# Levers vs E61



## NickR (Jul 1, 2011)

As an ex owner of a Pavoni Europiccola, I still miss the sensation of actually "pulling" a shot. I have owned an E61 machine for around 7 years now and have loved it dearly. However, I have noticed great variability in the drinks produced, (I make 2 flat whites every night). The best one isn't always the first one. So I don't think the problem is temperature related. It struck me last night that when pulling a shot into an unmarked cup, the volume of the shot probably has more effect on its taste than small variations in temperature.

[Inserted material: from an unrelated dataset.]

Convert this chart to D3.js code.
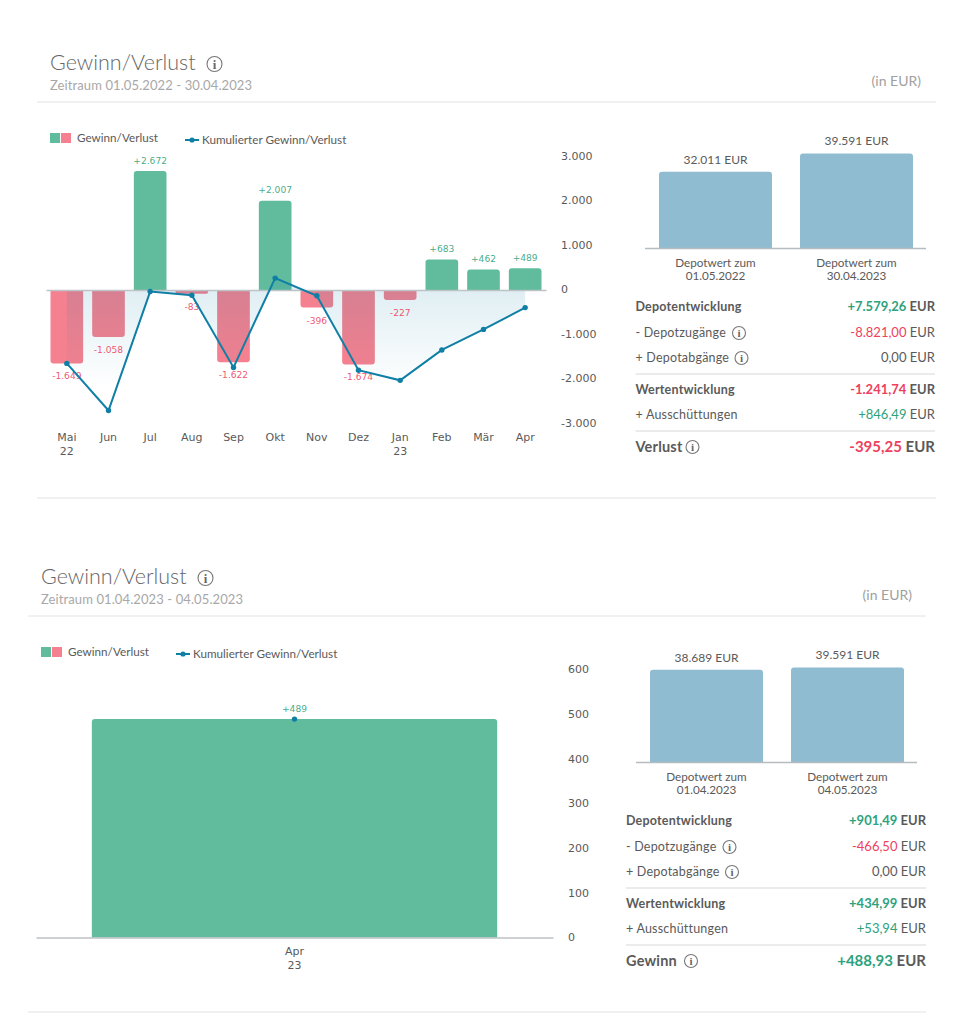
<!DOCTYPE html>
<html><head><meta charset="utf-8">
<script src="https://cdn.jsdelivr.net/npm/d3@7"></script>
<style>
html,body{margin:0;padding:0;background:#fff}
svg{display:block}
text{font-family:Lato,sans-serif}
.tick text,.val{font-family:"DejaVu Sans",sans-serif}
</style></head><body>
<svg id="c" width="972" height="1024"></svg>
<script>
// ---------- data: first panel ----------
const monthsA = ["Mai\n22","Jun","Jul","Aug","Sep","Okt","Nov","Dez","Jan\n23","Feb","Mär","Apr"];
const gainsA = [-1649,-1058,2672,-83,-1622,2007,-396,-1674,-227,683,462,489];
const cumulativeA = [-1649,-2707,-35,-118,-1740,267,-129,-1803,-2030,-1347,-885,-396];
const ticksA = [3000,2000,1000,0,-1000,-2000,-3000];
const periodA = "Zeitraum 01.05.2022 - 30.04.2023";
const depotLabelsA = ["Depotwert zum\n01.05.2022","Depotwert zum\n30.04.2023"];
const depotValuesA = [32011,39591];
const rowLabels = ["Depotentwicklung","- Depotzugänge","+ Depotabgänge","Wertentwicklung","+ Ausschüttungen"];
const rowValuesA = ["+7.579,26","-8.821,00","0,00","-1.241,74","+846,49"];
const resultLabelA = "Verlust";
const resultValueA = "-395,25";
// ---------- data: second panel ----------
const monthsB = ["Apr\n23"];
const gainsB = [489];
const cumulativeB = [489];
const ticksB = [600,500,400,300,200,100,0];
const periodB = "Zeitraum 01.04.2023 - 04.05.2023";
const depotLabelsB = ["Depotwert zum\n01.04.2023","Depotwert zum\n04.05.2023"];
const depotValuesB = [38689,39591];
const rowValuesB = ["+901,49","-466,50","0,00","+434,99","+53,94"];
const resultLabelB = "Gewinn";
const resultValueB = "+488,93";

const GREEN="#61bc9d", PINK="#f5808f", BLUE="#0f7fa6", TXT="#5a5a5a", GREENT="#2ea27c", REDT="#ee3f5e";
const de=d3.formatLocale({decimal:",",thousands:".",grouping:[3],currency:["","€"],minus:"-"});
const fmt=de.format(",d"), fmtS=de.format("+,d");
const svg=d3.select("#c");

function info(g,x,y,r){
  const i=g.append("g").attr("transform",`translate(${x},${y})`);
  i.append("circle").attr("r",r).attr("fill","none").attr("stroke","#777").attr("stroke-width",1.1);
  i.append("text").attr("text-anchor","middle").attr("y",r*0.6).attr("font-size",r*1.7).attr("font-weight",700)
    .attr("fill","#666").style("font-family","'Liberation Serif',serif").text("i");
}
function barPath(x,y0,y1,w,r){
  const s=y1<y0?1:-1;
  return `M${x},${y0}V${y1+s*r}Q${x},${y1} ${x+r},${y1}H${x+w-r}Q${x+w},${y1} ${x+w},${y1+s*r}V${y0}Z`;
}
function lines(sel,str,dy){
  str.split("\n").forEach((s,i)=>sel.append("tspan").attr("x",sel.attr("x")||0).attr("dy",i?dy:0).text(s));
}

function panel(o,id){
  const g=svg.append("g");
  const L=o.left,R=o.right;
  // header
  g.append("text").attr("x",L).attr("y",o.top+19).attr("font-size",21.5).attr("font-weight",300).attr("fill","#666")
    .text("Gewinn/Verlust");
  info(g,L+164.5,o.top+13,7.5);
  g.append("text").attr("x",L).attr("y",o.top+38.5).attr("font-size",13).attr("fill","#a8a8a8").attr("letter-spacing",.1).text(o.period);
  g.append("text").attr("x",R-14).attr("y",o.top+34.5).attr("text-anchor","end").attr("font-size",14).attr("fill","#a0a0a0").text("(in EUR)");
  g.append("line").attr("x1",L-13).attr("x2",R+o.tableShift*2).attr("y1",o.top+51).attr("y2",o.top+51).attr("stroke","#e2e2e2");
  g.append("line").attr("x1",L-13).attr("x2",R+o.tableShift*2).attr("y1",o.top+447).attr("y2",o.top+447).attr("stroke","#e2e2e2");
  // legend
  const ly=o.top+87;
  g.append("rect").attr("x",L).attr("y",ly-5).attr("width",10).attr("height",10).attr("fill",GREEN);
  g.append("rect").attr("x",L+11).attr("y",ly-5).attr("width",10).attr("height",10).attr("fill",PINK);
  g.append("text").attr("x",L+27).attr("y",ly+4).attr("font-size",11.7).attr("fill",TXT).text("Gewinn/Verlust");
  g.append("line").attr("x1",L+135).attr("x2",L+149).attr("y1",ly+2).attr("y2",ly+2).attr("stroke",BLUE).attr("stroke-width",2);
  g.append("circle").attr("cx",L+142).attr("cy",ly+2).attr("r",2.6).attr("fill",BLUE);
  g.append("text").attr("x",L+152).attr("y",ly+6).attr("font-size",11.7).attr("fill",TXT).text("Kumulierter Gewinn/Verlust");
  // main chart
  const x=d3.scaleBand().domain(o.months).range([o.x0,o.x1]).paddingInner(.216).paddingOuter(.108);
  const y=d3.scaleLinear().domain(o.yDomain).range(o.yRange);
  const axY=g.append("g").attr("transform",`translate(${o.axisX},0)`)
    .call(d3.axisRight(y).tickValues(o.ticks).tickSize(0).tickPadding(0).tickFormat(fmt));
  axY.select(".domain").remove();
  axY.selectAll("text").attr("font-size",11).attr("fill",TXT).attr("dy",o.tickDy);
  const cx=d=>x(d)+x.bandwidth()/2;
  g.selectAll(".bar").data(o.gains).join("path").attr("class","bar")
    .attr("d",(v,i)=>barPath(x(o.months[i]),y(0),y(v),x.bandwidth(),Math.min(3,Math.abs(y(v)-y(0))/2)))
    .attr("fill",v=>v>=0?GREEN:PINK);
  if(o.months.length>1){
    const gid="grad"+id;
    const gr=svg.append("defs").append("linearGradient").attr("id",gid).attr("gradientUnits","userSpaceOnUse")
      .attr("x1",0).attr("x2",0).attr("y1",y(0)).attr("y2",y(-2200));
    gr.append("stop").attr("offset",0).attr("stop-color",BLUE).attr("stop-opacity",.13);
    gr.append("stop").attr("offset",1).attr("stop-color",BLUE).attr("stop-opacity",0);
    const area=d3.area().x((v,i)=>cx(o.months[i])).y0(y(0)).y1(v=>y(v));
    g.append("path").datum(o.cumulative).attr("d",area).attr("fill",`url(#${gid})`);
  }
  const axX=g.append("g").attr("transform",`translate(0,${y(0)})`)
    .call(d3.axisBottom(x).tickSize(0).tickPadding(0));
  axX.select(".domain").attr("stroke","#bdc2c5").attr("stroke-width",1.5);
  axX.selectAll("text").each(function(d){
    const t=d3.select(this); t.text(null).attr("x",0).attr("y",o.labelY-y(0)).attr("dy",0)
      .attr("font-size",11).attr("fill",TXT);
    lines(t,d,14);
  });
  g.selectAll(".lab").data(o.gains).join("text").attr("class","lab val")
    .attr("x",(v,i)=>cx(o.months[i]))
    .attr("y",v=>v>=0?y(v)-7.5:y(v)+16)
    .attr("text-anchor","middle").attr("font-size",9.1)
    .attr("fill",v=>v>=0?GREENT:REDT).attr("fill-opacity",.9)
    .text(v=>v>=0?fmtS(v):fmt(v));
  const line=d3.line().x((v,i)=>cx(o.months[i])).y(v=>y(v));
  g.append("path").datum(o.cumulative).attr("d",line).attr("fill","none").attr("stroke",BLUE).attr("stroke-width",2);
  g.selectAll(".dot").data(o.cumulative).join("circle").attr("class","dot")
    .attr("cx",(v,i)=>cx(o.months[i])).attr("cy",v=>y(v)).attr("r",2.7).attr("fill",BLUE);
  // depot chart
  const base=o.top+197.5;
  const dy=d3.scaleLinear().domain([0,40000]).range([base,base-96]);
  const dx=d3.scaleBand().domain(o.depotLabels).range([R-276,R-276+141+113]).paddingInner(28/141).paddingOuter(0);
  const dcx=d=>dx(d)+dx.bandwidth()/2;
  g.selectAll(".dbar").data(o.depotValues).join("path").attr("class","dbar")
    .attr("d",(v,i)=>barPath(dx(o.depotLabels[i]),dy(0),dy(v),dx.bandwidth(),3)).attr("fill","#90bcd2");
  g.append("line").attr("x1",R-290).attr("x2",R-9).attr("y1",base).attr("y2",base).attr("stroke","#b5bcc0").attr("stroke-width",1.3);
  g.selectAll(".dval").data(o.depotValues).join("text").attr("class","dval")
    .attr("x",(v,i)=>dcx(o.depotLabels[i])).attr("y",v=>dy(v)-8)
    .attr("text-anchor","middle").attr("font-size",12).attr("fill",TXT)
    .text(v=>fmt(v)+" EUR");
  o.depotLabels.forEach(d=>{
    const t=g.append("text").attr("x",dcx(d)).attr("y",base+18).attr("text-anchor","middle")
      .attr("font-size",11.7).attr("fill",TXT);
    d.split("\n").forEach((s,k)=>t.append("tspan").attr("x",dcx(d)).attr("dy",k?13:0).text(s));
  });
  // table
  const rowsY=[260,286,311,343,368], bold=[true,false,false,true,false];
  const XL=R-300+o.tableShift;
  o.rowLabels.forEach((s,i)=>{
    const yy=o.top+rowsY[i];
    g.append("text").attr("x",XL).attr("y",yy).attr("font-size",12.5).attr("font-weight",bold[i]?700:400)
      .attr("fill",TXT).attr("letter-spacing",.2).text(s);
    if(i==1||i==2) info(g,XL+(i==1?103.5:106),yy-4,6.5);
    const v=o.rowValues[i];
    const t=g.append("text").attr("x",R).attr("y",yy).attr("text-anchor","end").attr("font-size",13);
    t.append("tspan").attr("font-weight",bold[i]?700:400).attr("fill",v[0]=="+"?GREENT:v[0]=="-"?REDT:TXT).text(v);
    t.append("tspan").attr("font-weight",bold[i]?700:400).attr("fill",TXT).text(" EUR");
  });
  [323,380].forEach(d=>g.append("line").attr("x1",XL).attr("x2",R).attr("y1",o.top+d).attr("y2",o.top+d).attr("stroke","#d8d8d8"));
  const ry=o.top+401;
  g.append("text").attr("x",XL).attr("y",ry).attr("font-size",14.5).attr("font-weight",700).attr("fill",TXT).attr("letter-spacing",.2).text(o.resultLabel);
  info(g,XL+o.resultInfo,ry-5,6.5);
  const t=g.append("text").attr("x",R).attr("y",ry).attr("text-anchor","end").attr("font-size",15).attr("font-weight",700);
  t.append("tspan").attr("fill",o.resultValue[0]=="+"?GREENT:REDT).text(o.resultValue);
  t.append("tspan").attr("fill",TXT).text(" EUR");
}

panel({left:50,right:935,top:51,tableShift:0.5,tickDy:"0.24em",period:periodA,months:monthsA,gains:gainsA,cumulative:cumulativeA,ticks:ticksA,
  x0:46,x1:546,yDomain:[-3000,3000],yRange:[423.5,156.5],axisX:561,labelY:441,
  depotLabels:depotLabelsA,depotValues:depotValuesA,rowLabels,rowValues:rowValuesA,
  resultLabel:resultLabelA,resultValue:resultValueA,resultInfo:57},"a");
panel({left:41,right:926,top:565,tableShift:0,tickDy:"0.3em",period:periodB,months:monthsB,gains:gainsB,cumulative:cumulativeB,ticks:ticksB,
  x0:36,x1:553,yDomain:[0,600],yRange:[937.5,669.5],axisX:568,labelY:955,
  depotLabels:depotLabelsB,depotValues:depotValuesB,rowLabels,rowValues:rowValuesB,
  resultLabel:resultLabelB,resultValue:resultValueB,resultInfo:65},"b");
</script>
</body></html>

Thus I reason that in normal unskilled hands, the drinks produced by a good lever machine with it's fixed volume shots, are probably way more consistent than those produced by even the most temperature stable E61 machine.


----------



## Mrboots2u (May 10, 2013)

Some levers are very temp stable too.....could the first shot be off due to say grind retention in your grinder or do you single dose


----------



## forzajuve (Feb 2, 2011)

How do you know when to stop the shot? Are you going by eye or time or weight?

I suppose it is true that with a lever or volumetric pump it might be "easier" as you take a variable out of the equation if you let both run to completion, however most lever users (correct me if wrong) stop the shot early by removing the shot glass at a set weight output for example.

But then weight is a better target output than volume so as you develop skills you will stop the shot when you want, not when a machine dictates.


----------



## Mrboots2u (May 10, 2013)

Yep forza, I remove when I hit the required output or by looking to see what it's blonding


----------



## garydyke1 (Mar 9, 2011)

NickR said:


> As an ex owner of a Pavoni Europiccola, I still miss the sensation of actually "pulling" a shot. I have owned an E61 machine for around 7 years now and have loved it dearly. However, I have noticed great variability in the drinks produced, (I make 2 flat whites every night). The best one isn't always the first one. So I don't think the problem is temperature related. It struck me last night that when pulling a shot into an unmarked cup, the volume of the shot probably has more effect on its taste than small variations in temperature. *Thus I reason that in normal unskilled hands, the drinks produced by a good lever machine with it's fixed volume shots, are probably way more consistent than those produced by even the most temperature stable E61 machine*.


Not sure I subscribe to this. You still have to pull the cup away . On a pump machine you can kill the shot with the cup on scales without having to pull the cup away?


----------



## NickR (Jul 1, 2011)

I have missed something here. On a Pavoni, one pull of the lever did not equal a single shot, it was two pulls which I always hated. I assumed that on a larger machine, one pull would be exactly one shot. Obviously a mistake.


----------



## Mrboots2u (May 10, 2013)

NickR said:


> I may missed something here. On a Pavoni, one pull of the lever did not equal a single shot, it was two pulls which I always hated. I assumed that on a larger machine, one pull would be exactly one shot. Obviously a mistake.


Depends on the group and the lever . The group on an l1 holds a specific amount of water , one pull wil give you an tasty espresso , I won't give you the traditional 2 fl ounces though. I do get the extraction ration I want tho by weight


----------